Red Sand Green Heart > The Outback > Weather > The Desert Lottery

The Desert Lottery

"Rain is everything out here.
It is never convenient, always needed
and perennially topical."

Erratic weather patterns define the outback. Rainfall is scarce, with the arid region surrounding Roxby Downs receiving an average of 166 millimetres per year. However floods are not unknown in this region, and one of the most spectacular was in March 1989 when a whopping 340 millimetres (13 inches) of rain fell in just two days!

"LIvestock and wildlife were stranded on islands of high ground.....Andamooka lost its entire water supply from the Chimney Hold Dam into Lake Torrens. Airstrips were under water and roads were cut.

"The single blokes at Roxby remember 1989. Every Friday afternoon a testosterone-driven convoy of big-smoke pilgrims was thwarted, or should have been, when the only road connecting Roxby with Adelaide turned to mud."

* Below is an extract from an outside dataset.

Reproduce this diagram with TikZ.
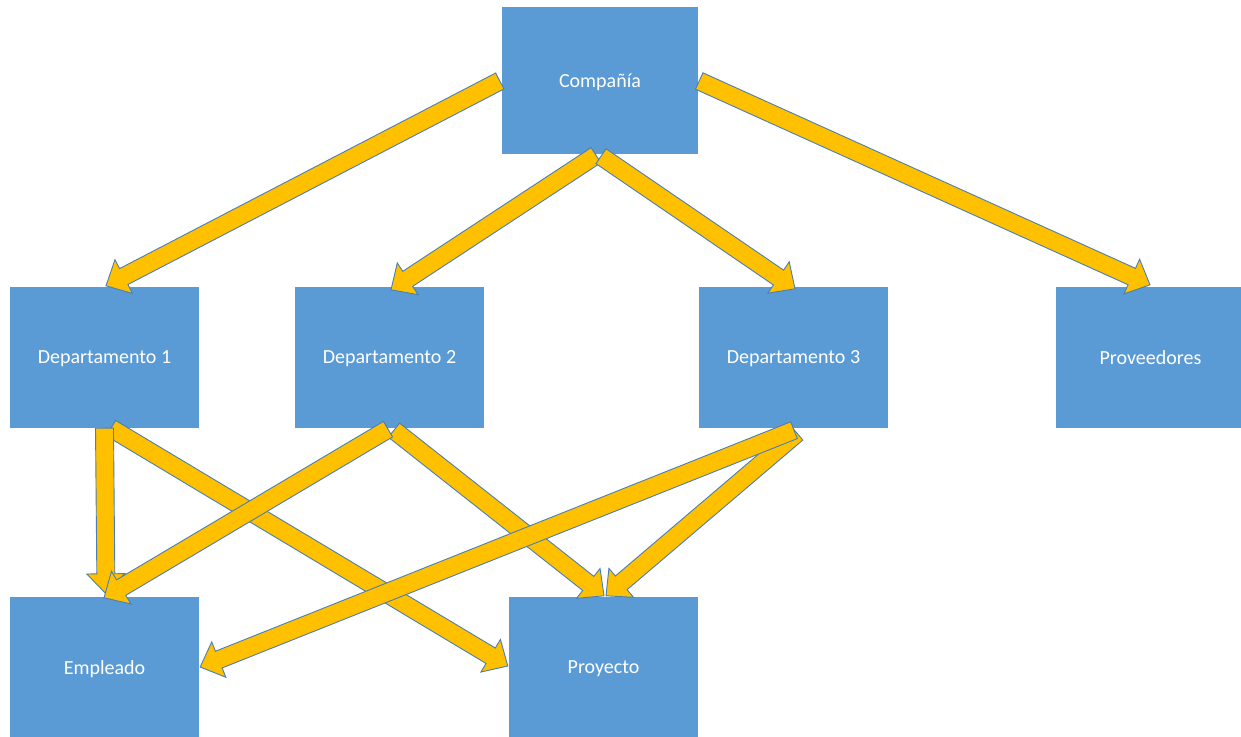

All major rains stimulate a remarkable series of wildlife responses, from the mass evacuation of underground burrows by a vast range of insects and invertebrates to masses of wildflowers and locust plagues. Dry salt pans become deep lakes, filling with fish and attracting thousands of waterbirds to this desert region.

Following the 1989 flood the region boasted six lakes, the last of which dried up six years later. In the intervening years, Roxby Downs boasted a large collection of speedboats, the Roxby Downs Yacht Club was formed and water sports became the unlikely pastime of this desert dwelling population.

Flooding rains create havoc with railway lines, like the
Old Ghan line at Curdimurka.

However, soon after the rains, 'universities' of hardyhead fish (look closely) swarm in Lake Eyre which in turn attract many waterbirds.

The 1989 filling of Coorlay Lagoon was the biggest flood for centuries, as seen by the flooded pine and tea-trees that mark earlier flood levels.

Swans and coots are among the hundreds of thousands of waterbirds that colonise lakes on the Arcoona tableland after rains.